Leonardo da Vinci’s Last Supper is a Renaissance masterpiece, though it is one which has struggled to survive intact over the centuries. It was commissioned by Duke Ludovico Sforza for the refectory of the monastery of Santa Maria delle Grazie in Milan, and in order to paint it Leonardo used an oil/tempera mix and applied it to a dry wall. He did this because he wanted to capture the look of an oil painting, but even within his lifetime it began to wear off. Further destruction was caused in the seventeenth century, when a door was cut into the bottom (obviously Leonardo’s work was not esteemed at that time like it is today).
In painting the Last Supper, Leonardo created the effect that the room in which Christ and the apostles are seen was an extension of the refectory. This is quite appropriate, since the Last Supper takes up the basic theme (eating) of the purpose of the refectory. The extension of space that we see here is similar to what we saw with Masaccio’s Holy Trinity fresco, painted in the church of Santa Maria Novella in Florence. Leonardo is thus using some of the same pictorial devices used by his painter-predecessors earlier in the century.
The scene shows us figures in a rectangular room with coffers on the ceiling and tapestries on either side of the room. The room terminates at three windows on end of wall and through the windows we can see into a beautiful landscape setting. We see how the landscape in the background terminates in a kind of misty, grayish horizon. This painterly device, in which the horizon’s colors become more dull and colorless, is called aerial perspective and was used by Renaissance artists to create the illusion of depth in landscape scenes.
As far as the composition is concerned, Christ is in center among the apostles, and his body forms a triangle-like shape which is not overlapped by any apostles. There are four sets of three apostles at the table beside Christ, and these numbers may have been important for Leonardo for symbolic reasons (for example, there are four Gospels in the Bible, and three is the number of the Trinity). We can easily see Leonardo’s use of one-point linear perspective, in which the vanishing point is at Christ’s head (the orthogonals can be seen by following the tops of the wall tapestries or the coffers to where they intersect at Christ), which his also framed by the pediment above and back-lit by the open window behind. Thus, Leonardo was keeping up with the innovative artistic techniques developed early in the Quattrocento.

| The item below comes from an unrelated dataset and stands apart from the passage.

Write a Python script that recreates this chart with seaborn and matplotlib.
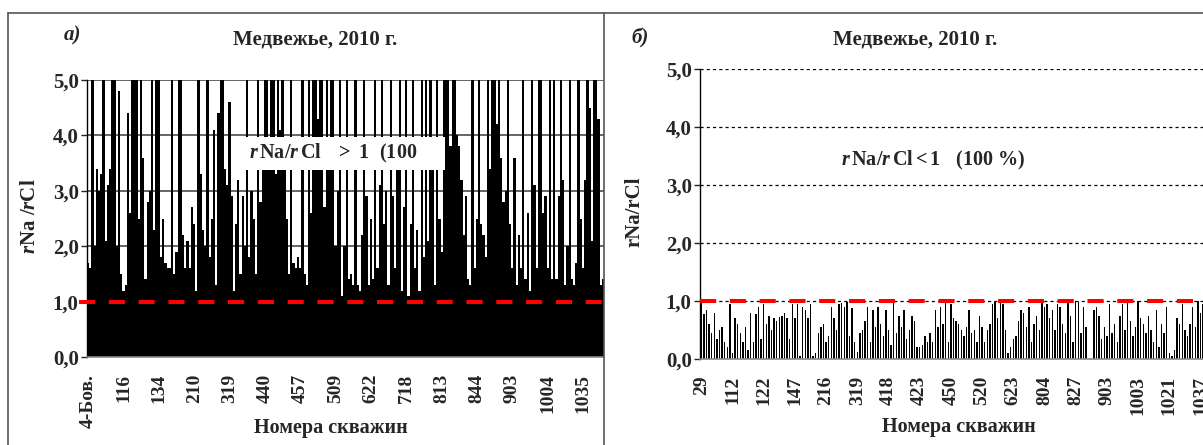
import numpy as np
import matplotlib
matplotlib.use('Agg')
import matplotlib.pyplot as plt
import seaborn as sns
from matplotlib.lines import Line2D
from matplotlib.patches import Rectangle

# --- data ----------------------------------------------------------------
# а) wells with rNa/rCl > 1 (values above 5 are cut by the axis)
left_ticks = ['4-Бов.', '116', '134', '210', '319', '440', '457', '509',
              '622', '718', '813', '844', '903', '1004', '1035']
left_vals = [
    1.7, 1.6, 9, 2.0, 3.4, 3.0, 3.3, 9, 2.1, 3.1,
    3.4, 8, 9, 2.0, 4.8, 1.5, 1.2, 1.3, 4.4, 2.6,
    9, 9, 9, 2.5, 9, 3.6, 1.4, 2.8, 3.0, 9,
    2.3, 9, 9, 1.8, 2.5, 1.7, 1.6, 1.6, 9, 1.5,
    1.9, 9, 9, 2.2, 1.6, 2.1, 1.6, 2.7, 2.4, 1.2,
    9, 3.3, 2.3, 2.0, 9, 1.8, 2.5, 4.1, 1.3, 4.4,
    9, 9, 3.4, 3.1, 4.6, 2.9, 1.2, 2.4, 3.2, 1.5,
    2.9, 2.0, 5.5, 1.8, 3.0, 2.5, 1.5, 9, 2.8, 3.9,
    9, 9, 3.5, 9, 9, 3.3, 9, 4.1, 9, 3.8,
    2.5, 1.5, 9, 1.7, 1.6, 1.8, 1.6, 9, 1.5, 1.3,
    9, 2.6, 9, 9, 4.3, 9, 9, 2.7, 9, 3.5,
    9, 9, 2.0, 3.0, 9, 1.1, 2.0, 9, 1.4, 1.5,
    1.3, 9, 1.3, 1.2, 2.2, 9, 2.9, 1.3, 2.5, 1.4,
    9, 1.6, 3.1, 9, 2.4, 3.0, 1.3, 9, 2.9, 1.6,
    3.4, 9, 1.2, 2.7, 9, 1.1, 2.4, 9, 1.6, 2.3,
    1.2, 9, 1.8, 9, 2.1, 9, 3.4, 1.3, 9, 2.5,
    1.9, 9, 9, 9, 3.8, 9, 9, 4.0, 3.8, 3.2,
    2.2, 2.9, 1.4, 1.3, 9, 1.6, 2.5, 9, 2.4, 2.2,
    1.8, 9, 3.4, 9, 9, 4.2, 9, 3.6, 2.8, 3.0,
    9, 2.4, 1.6, 3.6, 1.3, 2.2, 1.6, 9, 1.4, 2.6,
    1.2, 9, 3.1, 1.6, 9, 9, 2.6, 2.9, 1.6, 9,
    1.4, 9, 1.4, 2.9, 9, 3.2, 1.3, 2.0, 9, 1.4,
    1.3, 1.7, 9, 2.5, 1.6, 3.2, 9, 4.5, 2.1, 9,
    9, 4.3, 1.3, 1.4,
]

# б) wells with rNa/rCl < 1
right_ticks = ['29', '112', '122', '147', '216', '319', '418', '423', '450',
               '520', '623', '804', '827', '903', '1003', '1021', '1037']
right_vals = [
    1.0, 0.78, 0.85, 0.6, 0.45, 0.8, 0.35, 0.5, 0.55, 0.3, 0.2, 0.95,
    0.1, 0.7, 0.6, 0.45, 0.3, 0.55, 0.15, 0.8, 0.3, 0.78, 0.9, 0.35,
    0.95, 0.6, 0.75, 0.5, 0.7, 0.65, 0.72, 0.75, 0.8, 0.7, 0.35, 0.95,
    0.7, 0.95, 0.05, 0.9, 0.85, 0.7, 0.95, 0.05, 0.1, 0.45, 0.55, 0.6,
    0.3, 0.4, 0.9, 0.7, 0.5, 0.95, 0.97, 0.9, 0.98, 0.4, 0.88, 0.3,
    0.12, 0.45, 0.5, 0.65, 0.9, 0.3, 0.85, 0.55, 0.9, 0.6, 0.4, 0.85,
    0.5, 0.25, 1.0, 0.45, 0.75, 0.55, 0.85, 0.35, 0.5, 0.75, 0.65, 0.2,
    0.2, 0.25, 0.4, 0.3, 0.45, 0.3, 0.85, 0.55, 0.9, 0.6, 1.0, 0.3,
    0.95, 0.7, 0.65, 0.6, 0.5, 0.4, 0.55, 0.85, 0.45, 0.5, 0.3, 0.75,
    0.55, 0.3, 0.5, 0.6, 0.95, 0.98, 0.7, 0.98, 0.95, 0.5, 0.1, 0.2,
    0.35, 0.4, 0.65, 0.85, 0.8, 0.55, 0.9, 0.3, 0.6, 0.75, 0.5, 1.0,
    0.9, 0.95, 0.7, 0.85, 0.5, 0.95, 0.9, 0.6, 0.45, 0.98, 0.75, 0.3,
    1.0, 0.98, 0.45, 0.9, 0.55, 0.0, 0.0, 0.85, 0.9, 0.75, 0.35, 0.55,
    0.4, 0.95, 0.45, 0.6, 0.3, 0.75, 0.95, 0.5, 0.98, 0.65, 0.4, 0.55,
    1.0, 0.7, 0.6, 0.45, 0.75, 0.5, 0.3, 0.85, 0.2, 0.6, 0.45, 0.9,
    0.1, 0.05, 0.15, 0.7, 0.6, 0.95, 0.5, 0.4, 0.6, 0.9, 0.55, 1.0,
    0.8, 0.95, 0.7, 0.6, 0.85, 0.5, 0.65, 0.75,
]

threshold = 1.0
title = 'Медвежье, 2010 г.'
xlabel = 'Номера скважин'

# --- style ----------------------------------------------------------------
sns.set_style('white')
plt.rcParams['font.family'] = ['Liberation Serif', 'DejaVu Serif']
plt.rcParams['font.weight'] = 'bold'
plt.rcParams['mathtext.fontset'] = 'custom'
plt.rcParams['mathtext.rm'] = 'Liberation Serif:bold'
plt.rcParams['mathtext.bf'] = 'Liberation Serif:bold'
plt.rcParams['mathtext.it'] = 'Liberation Serif:italic:bold'
plt.rcParams['mathtext.bfit'] = 'Liberation Serif:italic:bold'

W, H = 1203, 445
fig = plt.figure(figsize=(W / 100, H / 100), dpi=100)


def px(x, y):
    return x / W, 1 - y / H


def axes_box(x0, x1, ytop, ybot):
    return [x0 / W, 1 - ybot / H, (x1 - x0) / W, (ybot - ytop) / H]


def style_axes(ax, ticks, step, n, grid_kw):
    ax.set_xlim(-0.5, n - 0.5)
    ax.set_ylim(0, 5)
    ax.set_yticks(range(6))
    ax.set_yticklabels([f'{v},0' for v in range(6)], fontsize=15, fontweight='bold')
    ax.set_xticks(range(0, n, step)[:len(ticks)])
    ax.set_xticklabels(ticks, rotation=90, fontsize=14, fontweight='bold')
    ax.tick_params(axis='x', length=0, pad=12)
    ax.tick_params(axis='y', length=4, width=1, pad=2, direction='out', left=True)
    ax.set_xlabel('')
    ax.set_ylabel('')
    ax.yaxis.grid(True, **grid_kw)
    ax.set_axisbelow(True)
    for s in ['top', 'right']:
        ax.spines[s].set_visible(False)
    ax.spines['left'].set_color('black')
    ax.spines['left'].set_linewidth(1.0)
    ax.spines['bottom'].set_color('#888888')
    ax.spines['bottom'].set_linewidth(1.2)


# --- left panel -------------------------------------------------------------
ax1 = fig.add_axes(axes_box(87, 604, 80, 357))
nl = len(left_vals)
sns.barplot(x=np.arange(nl), y=left_vals, color='black', width=1.0,
            saturation=1, linewidth=0, errorbar=None, ax=ax1)
style_axes(ax1, left_ticks, 16, nl,
           dict(color='#3a3a3a', linewidth=1.1, linestyle='-'))
ax1.plot([-4.0, nl - 0.5 + 3.8], [threshold, threshold], color='#ff0000',
         lw=2.9, dashes=(4.0, 3.4), clip_on=False, zorder=5)
# white label box: axes-x / data-y coordinates
ax1.add_patch(Rectangle((0.282, 3.38), 0.41, 0.59, transform=ax1.get_yaxis_transform(),
                        facecolor='white', edgecolor='none', zorder=4))
ax1.text(0.313, 3.68, r'$\mathbfit{r}\,\mathrm{Na/}\mathbfit{r}\,\mathrm{Cl\ \ \ >\ 1\ \ (100}$',
         transform=ax1.get_yaxis_transform(), fontsize=14.5, va='center', ha='left', zorder=6)

# --- right panel ------------------------------------------------------------
ax2 = fig.add_axes(axes_box(700, 1220, 69, 359))
nr = len(right_vals)
sns.barplot(x=np.arange(nr), y=right_vals, color='black', width=0.55,
            saturation=1, linewidth=0, errorbar=None, ax=ax2)
style_axes(ax2, right_ticks, 12, nr,
           dict(color='black', linewidth=0.9, linestyle=(0, (2.5, 2.5))))
ax2.plot([-0.5, nr - 0.5], [threshold, threshold], color='#ff0000',
         lw=2.9, dashes=(4.0, 3.4), zorder=5)
ax2.text(0.271, 3.43, r'$\mathbfit{r}\,\mathrm{Na/}\mathbfit{r}\,\mathrm{Cl}<\mathrm{1\ \ \ (100\ \%)}$',
         transform=ax2.get_yaxis_transform(), fontsize=14.5, va='center', ha='left', zorder=6)

# --- titles, labels, panel letters -----------------------------------------
fig.text(*px(315, 40), title, fontsize=15, fontweight='bold', ha='center', va='center')
fig.text(*px(915, 40), title, fontsize=15, fontweight='bold', ha='center', va='center')
fig.text(*px(73, 35), 'а)', fontsize=15, fontweight='bold', style='italic', ha='center', va='center')
fig.text(*px(640, 38), 'б)', fontsize=15, fontweight='bold', style='italic', ha='center', va='center')
fig.text(*px(331, 428), xlabel, fontsize=14.5, fontweight='bold', ha='center', va='center')
fig.text(*px(959, 427), xlabel, fontsize=14.5, fontweight='bold', ha='center', va='center')
fig.text(*px(30, 216), r'$\mathbfit{r}\mathrm{Na\ /}\mathbfit{r}\mathrm{Cl}$', fontsize=15,
         rotation=90, ha='center', va='center')
fig.text(*px(635, 212), 'rNa/rCl', fontsize=15, fontweight='bold', rotation=90,
         ha='center', va='center')

# chart-area borders
border = dict(color='#555555', linewidth=1.2)
fig.add_artist(Line2D([8 / W, 1], [1 - 13 / H, 1 - 13 / H], **border))
fig.add_artist(Line2D([8 / W, 8 / W], [0, 1 - 13 / H], **border))
fig.add_artist(Line2D([604 / W, 604 / W], [0, 1 - 13 / H], **border))

fig.savefig('out.png', dpi=100)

In addition to Christ being the center of the composition, he is also the center of psychology here. The scene we are viewing comes from the Gospel accounts on the night before Christ’s Passion and Death when Christ and the apostles are together in a room for supper. More exactly, we are witnessing them at a point in the narrative after which Christ has made a great revelation to the apostles: one of them will betray Christ (“One of you is about to betray me”, Matthew 26:21 ). He is, of course, referring to Judas, but at this point there is commotion as all the apostles question who the betrayer really is. Although the Last Supper had been depicted in art many times before, this particular moment in the story is one which had not been depicted. This dramatic moment opens a door for Leonardo to explore the psychological reactions of the figures involved. We can see this in the various apostles, who are linked by their hand movements. Emotions range from protest (Philip, #8) to sadness (John, next to Christ) to acceptance (Christ). Judas, however, is shadowed, so that we only see part of his face while he clutches the money bag containing silver pieces. Judas was normally arranged across the table from the other apostles in Last Supper depictions, but here he is depicted in the same grouping as John and Peter. All of these figures would go on to play prominent roles in the Passion of Christ (Judas in the betrayal, Peter with his denials, and John who remains with Christ at the cross).
Leonardo’s Last Supper is a type of painting which builds on the early Renaissance painting traditions in areas such as composition and perspective. Yet, it is innovative in terms of its study of emotional reactions and psychological states, all captured in a type of naturalism which was unknown in Italian painting in the previous century. It is thus with Leonardo that we see the beginning of the climactic years of the Renaissance when virtuosity was at its peak, when original ways of depicting figures or scenes came full force, and when the course of European art began to change as we know it. This was the beginning of the High Renaissance.